• **GIVEN PROBLEM**: Figure out how many lines of the material below contain the word "standalone". Answer with the number only.

(Plotting code records)

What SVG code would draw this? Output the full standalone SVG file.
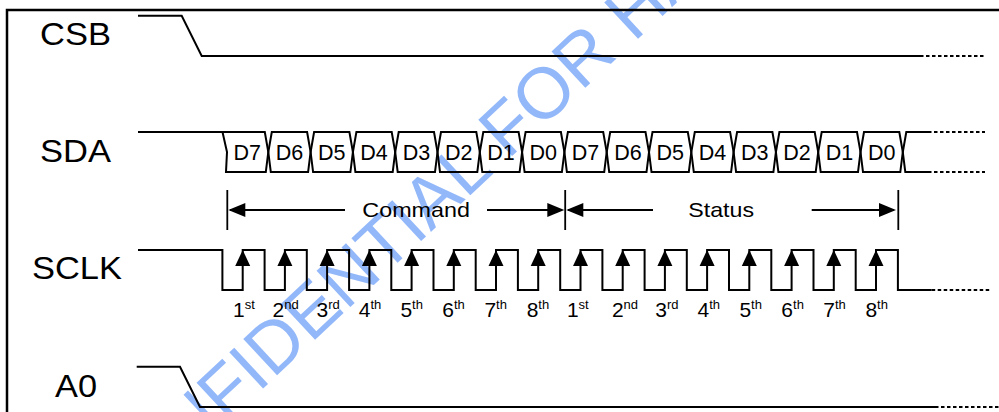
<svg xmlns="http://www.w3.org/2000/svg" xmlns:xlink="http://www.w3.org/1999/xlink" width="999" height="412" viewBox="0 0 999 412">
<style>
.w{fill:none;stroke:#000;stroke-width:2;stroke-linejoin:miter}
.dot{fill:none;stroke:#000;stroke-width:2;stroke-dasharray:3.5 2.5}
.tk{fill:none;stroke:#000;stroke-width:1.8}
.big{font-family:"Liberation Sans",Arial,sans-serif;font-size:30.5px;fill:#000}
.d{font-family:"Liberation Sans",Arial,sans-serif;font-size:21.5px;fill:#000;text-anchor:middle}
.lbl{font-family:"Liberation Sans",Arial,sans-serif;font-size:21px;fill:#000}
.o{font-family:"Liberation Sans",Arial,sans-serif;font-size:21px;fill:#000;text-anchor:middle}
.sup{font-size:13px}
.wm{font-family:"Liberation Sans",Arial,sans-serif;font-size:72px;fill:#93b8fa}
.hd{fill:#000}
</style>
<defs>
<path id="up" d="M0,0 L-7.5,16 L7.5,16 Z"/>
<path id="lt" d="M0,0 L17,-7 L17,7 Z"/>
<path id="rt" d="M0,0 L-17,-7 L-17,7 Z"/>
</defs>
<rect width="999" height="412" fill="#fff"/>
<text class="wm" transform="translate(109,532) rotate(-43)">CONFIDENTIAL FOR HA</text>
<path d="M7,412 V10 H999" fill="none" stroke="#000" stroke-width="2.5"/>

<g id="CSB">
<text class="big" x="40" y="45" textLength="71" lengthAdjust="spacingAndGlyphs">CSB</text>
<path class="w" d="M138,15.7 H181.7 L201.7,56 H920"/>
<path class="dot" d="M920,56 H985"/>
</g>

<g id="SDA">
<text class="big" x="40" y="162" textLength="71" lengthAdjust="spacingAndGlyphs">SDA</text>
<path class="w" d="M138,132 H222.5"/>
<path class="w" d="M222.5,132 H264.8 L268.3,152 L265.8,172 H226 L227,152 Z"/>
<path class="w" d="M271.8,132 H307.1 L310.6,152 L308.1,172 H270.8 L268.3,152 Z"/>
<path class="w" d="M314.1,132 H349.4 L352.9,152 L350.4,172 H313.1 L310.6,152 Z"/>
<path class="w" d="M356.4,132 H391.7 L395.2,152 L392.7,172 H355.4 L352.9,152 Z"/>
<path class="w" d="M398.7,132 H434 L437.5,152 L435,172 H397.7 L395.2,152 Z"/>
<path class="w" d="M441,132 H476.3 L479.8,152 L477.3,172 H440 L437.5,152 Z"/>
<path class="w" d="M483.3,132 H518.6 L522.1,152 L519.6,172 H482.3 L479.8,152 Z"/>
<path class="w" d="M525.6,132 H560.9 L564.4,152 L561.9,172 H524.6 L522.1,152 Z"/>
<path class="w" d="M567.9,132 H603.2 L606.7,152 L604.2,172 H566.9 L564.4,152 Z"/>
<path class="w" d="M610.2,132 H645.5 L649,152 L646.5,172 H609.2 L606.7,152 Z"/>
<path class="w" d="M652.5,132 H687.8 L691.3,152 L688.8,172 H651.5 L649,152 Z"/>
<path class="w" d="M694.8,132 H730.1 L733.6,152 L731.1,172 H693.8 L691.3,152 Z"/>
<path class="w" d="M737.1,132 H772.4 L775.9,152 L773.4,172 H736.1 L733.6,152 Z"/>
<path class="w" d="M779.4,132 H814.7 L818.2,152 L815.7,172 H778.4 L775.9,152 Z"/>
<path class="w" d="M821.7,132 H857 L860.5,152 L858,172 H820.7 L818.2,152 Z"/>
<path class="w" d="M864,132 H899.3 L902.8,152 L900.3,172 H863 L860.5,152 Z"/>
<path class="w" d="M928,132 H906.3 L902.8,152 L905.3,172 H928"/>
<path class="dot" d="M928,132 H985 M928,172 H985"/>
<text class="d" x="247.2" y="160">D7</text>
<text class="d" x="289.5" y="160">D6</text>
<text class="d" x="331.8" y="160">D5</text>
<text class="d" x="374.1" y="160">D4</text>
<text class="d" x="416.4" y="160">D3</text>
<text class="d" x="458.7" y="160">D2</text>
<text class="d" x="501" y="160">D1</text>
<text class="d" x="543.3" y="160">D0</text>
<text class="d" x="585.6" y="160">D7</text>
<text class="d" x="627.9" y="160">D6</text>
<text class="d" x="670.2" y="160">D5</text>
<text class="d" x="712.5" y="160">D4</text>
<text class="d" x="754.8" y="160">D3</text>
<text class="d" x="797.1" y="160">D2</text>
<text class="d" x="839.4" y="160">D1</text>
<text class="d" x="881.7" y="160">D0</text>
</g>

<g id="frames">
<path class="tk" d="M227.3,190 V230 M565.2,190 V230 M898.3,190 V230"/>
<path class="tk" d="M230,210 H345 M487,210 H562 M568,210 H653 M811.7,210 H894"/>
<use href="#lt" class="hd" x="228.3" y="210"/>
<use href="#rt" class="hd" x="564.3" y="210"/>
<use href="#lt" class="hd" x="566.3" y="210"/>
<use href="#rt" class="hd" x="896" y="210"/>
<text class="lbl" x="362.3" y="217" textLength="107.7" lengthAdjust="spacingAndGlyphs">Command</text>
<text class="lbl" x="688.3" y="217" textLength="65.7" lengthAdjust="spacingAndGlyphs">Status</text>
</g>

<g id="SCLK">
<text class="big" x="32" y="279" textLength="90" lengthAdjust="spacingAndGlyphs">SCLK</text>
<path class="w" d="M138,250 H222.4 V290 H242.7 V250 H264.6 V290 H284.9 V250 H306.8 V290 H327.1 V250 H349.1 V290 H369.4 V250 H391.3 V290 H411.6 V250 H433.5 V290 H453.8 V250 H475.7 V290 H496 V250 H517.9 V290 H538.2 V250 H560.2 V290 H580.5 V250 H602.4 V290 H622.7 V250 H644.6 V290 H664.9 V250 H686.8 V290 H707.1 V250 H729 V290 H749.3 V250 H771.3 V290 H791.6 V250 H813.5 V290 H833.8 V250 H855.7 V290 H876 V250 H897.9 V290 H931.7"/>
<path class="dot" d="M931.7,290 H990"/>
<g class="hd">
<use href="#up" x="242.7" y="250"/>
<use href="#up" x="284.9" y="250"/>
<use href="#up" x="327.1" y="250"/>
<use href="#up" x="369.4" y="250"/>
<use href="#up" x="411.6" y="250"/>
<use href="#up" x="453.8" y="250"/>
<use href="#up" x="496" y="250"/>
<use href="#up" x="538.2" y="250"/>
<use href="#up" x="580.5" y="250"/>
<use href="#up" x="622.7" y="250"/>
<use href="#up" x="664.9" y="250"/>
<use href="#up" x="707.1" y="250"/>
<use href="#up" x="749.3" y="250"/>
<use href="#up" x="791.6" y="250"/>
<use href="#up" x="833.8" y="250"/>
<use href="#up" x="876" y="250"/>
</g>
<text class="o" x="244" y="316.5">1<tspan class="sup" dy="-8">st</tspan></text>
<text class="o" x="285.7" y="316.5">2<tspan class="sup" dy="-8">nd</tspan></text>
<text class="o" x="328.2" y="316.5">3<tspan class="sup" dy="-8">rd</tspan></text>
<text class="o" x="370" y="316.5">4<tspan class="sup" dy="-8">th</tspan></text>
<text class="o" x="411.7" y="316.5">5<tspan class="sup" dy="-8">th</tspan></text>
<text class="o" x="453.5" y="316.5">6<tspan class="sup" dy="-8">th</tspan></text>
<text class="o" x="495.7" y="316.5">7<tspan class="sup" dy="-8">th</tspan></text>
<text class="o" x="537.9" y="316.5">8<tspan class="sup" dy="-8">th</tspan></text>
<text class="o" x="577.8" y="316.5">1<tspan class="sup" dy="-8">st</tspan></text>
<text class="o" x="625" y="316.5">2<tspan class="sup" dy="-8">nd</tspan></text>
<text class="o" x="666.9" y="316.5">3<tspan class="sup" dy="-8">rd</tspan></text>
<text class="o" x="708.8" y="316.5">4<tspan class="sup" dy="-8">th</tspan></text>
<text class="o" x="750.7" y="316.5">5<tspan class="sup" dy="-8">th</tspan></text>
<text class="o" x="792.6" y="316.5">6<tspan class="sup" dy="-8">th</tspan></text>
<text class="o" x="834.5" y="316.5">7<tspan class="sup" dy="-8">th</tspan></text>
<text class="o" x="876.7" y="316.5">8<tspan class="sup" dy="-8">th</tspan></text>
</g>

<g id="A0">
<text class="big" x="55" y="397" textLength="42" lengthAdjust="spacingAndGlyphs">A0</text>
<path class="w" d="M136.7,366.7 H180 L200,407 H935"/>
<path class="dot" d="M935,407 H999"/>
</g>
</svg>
...
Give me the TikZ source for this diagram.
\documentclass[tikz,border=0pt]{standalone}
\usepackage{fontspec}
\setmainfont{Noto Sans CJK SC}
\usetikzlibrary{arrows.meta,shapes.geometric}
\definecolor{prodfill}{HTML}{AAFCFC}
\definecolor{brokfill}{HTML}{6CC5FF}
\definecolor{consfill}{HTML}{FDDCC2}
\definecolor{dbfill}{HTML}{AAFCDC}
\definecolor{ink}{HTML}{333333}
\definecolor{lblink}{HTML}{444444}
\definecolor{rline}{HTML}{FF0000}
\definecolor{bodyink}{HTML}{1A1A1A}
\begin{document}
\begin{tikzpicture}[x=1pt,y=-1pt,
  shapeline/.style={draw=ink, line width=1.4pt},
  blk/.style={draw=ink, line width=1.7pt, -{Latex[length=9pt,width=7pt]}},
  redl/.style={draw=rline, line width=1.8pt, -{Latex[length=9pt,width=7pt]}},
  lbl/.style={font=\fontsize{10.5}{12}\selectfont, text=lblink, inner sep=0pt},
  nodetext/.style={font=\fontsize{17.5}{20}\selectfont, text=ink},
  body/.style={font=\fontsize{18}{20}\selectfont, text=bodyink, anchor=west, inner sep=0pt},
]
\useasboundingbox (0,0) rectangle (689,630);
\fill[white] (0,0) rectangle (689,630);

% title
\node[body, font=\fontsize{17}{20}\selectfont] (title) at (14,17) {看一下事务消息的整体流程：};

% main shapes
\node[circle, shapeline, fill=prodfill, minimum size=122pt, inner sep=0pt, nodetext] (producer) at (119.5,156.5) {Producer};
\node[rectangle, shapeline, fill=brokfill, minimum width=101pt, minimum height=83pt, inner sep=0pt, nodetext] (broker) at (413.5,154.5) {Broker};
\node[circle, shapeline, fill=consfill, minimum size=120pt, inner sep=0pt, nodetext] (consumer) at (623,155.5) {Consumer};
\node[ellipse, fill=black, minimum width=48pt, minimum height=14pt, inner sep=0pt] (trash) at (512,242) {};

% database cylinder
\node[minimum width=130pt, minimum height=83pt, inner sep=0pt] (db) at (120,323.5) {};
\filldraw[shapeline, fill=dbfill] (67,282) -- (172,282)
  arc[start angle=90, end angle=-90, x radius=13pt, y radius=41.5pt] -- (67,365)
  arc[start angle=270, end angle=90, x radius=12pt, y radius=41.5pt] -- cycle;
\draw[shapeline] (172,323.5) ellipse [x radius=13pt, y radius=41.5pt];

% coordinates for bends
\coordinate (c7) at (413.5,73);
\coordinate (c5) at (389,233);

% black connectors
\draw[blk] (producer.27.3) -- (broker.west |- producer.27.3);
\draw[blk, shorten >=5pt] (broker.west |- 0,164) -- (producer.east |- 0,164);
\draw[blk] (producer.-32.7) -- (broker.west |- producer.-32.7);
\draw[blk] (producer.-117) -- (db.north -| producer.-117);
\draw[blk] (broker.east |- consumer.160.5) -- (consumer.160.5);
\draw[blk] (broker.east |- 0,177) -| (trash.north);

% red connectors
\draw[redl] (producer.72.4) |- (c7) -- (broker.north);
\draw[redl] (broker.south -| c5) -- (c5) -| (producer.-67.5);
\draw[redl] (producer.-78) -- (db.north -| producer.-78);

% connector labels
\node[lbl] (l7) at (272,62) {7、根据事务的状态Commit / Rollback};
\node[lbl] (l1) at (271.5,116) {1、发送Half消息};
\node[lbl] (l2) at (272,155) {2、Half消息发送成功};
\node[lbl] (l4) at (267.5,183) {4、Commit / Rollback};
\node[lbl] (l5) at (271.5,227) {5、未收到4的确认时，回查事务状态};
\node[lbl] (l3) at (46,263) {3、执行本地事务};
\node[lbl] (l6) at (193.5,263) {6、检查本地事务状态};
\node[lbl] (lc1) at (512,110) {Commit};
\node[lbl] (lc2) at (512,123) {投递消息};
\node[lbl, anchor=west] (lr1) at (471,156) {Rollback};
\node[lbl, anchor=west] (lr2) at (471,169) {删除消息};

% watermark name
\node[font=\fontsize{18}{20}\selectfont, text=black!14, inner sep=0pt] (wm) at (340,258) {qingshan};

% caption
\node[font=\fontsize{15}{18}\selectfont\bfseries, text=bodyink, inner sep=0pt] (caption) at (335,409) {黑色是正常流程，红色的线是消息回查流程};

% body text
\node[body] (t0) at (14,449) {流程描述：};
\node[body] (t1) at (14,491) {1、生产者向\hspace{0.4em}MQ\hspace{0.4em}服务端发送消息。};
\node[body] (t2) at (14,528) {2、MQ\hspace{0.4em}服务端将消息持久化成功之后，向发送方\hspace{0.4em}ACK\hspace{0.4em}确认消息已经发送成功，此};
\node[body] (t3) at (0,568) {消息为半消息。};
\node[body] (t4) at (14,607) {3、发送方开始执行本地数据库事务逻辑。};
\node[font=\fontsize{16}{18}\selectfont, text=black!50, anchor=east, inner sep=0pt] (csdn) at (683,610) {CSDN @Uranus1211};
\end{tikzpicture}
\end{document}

• **OUTPUT OF THE EXERCISE**: 2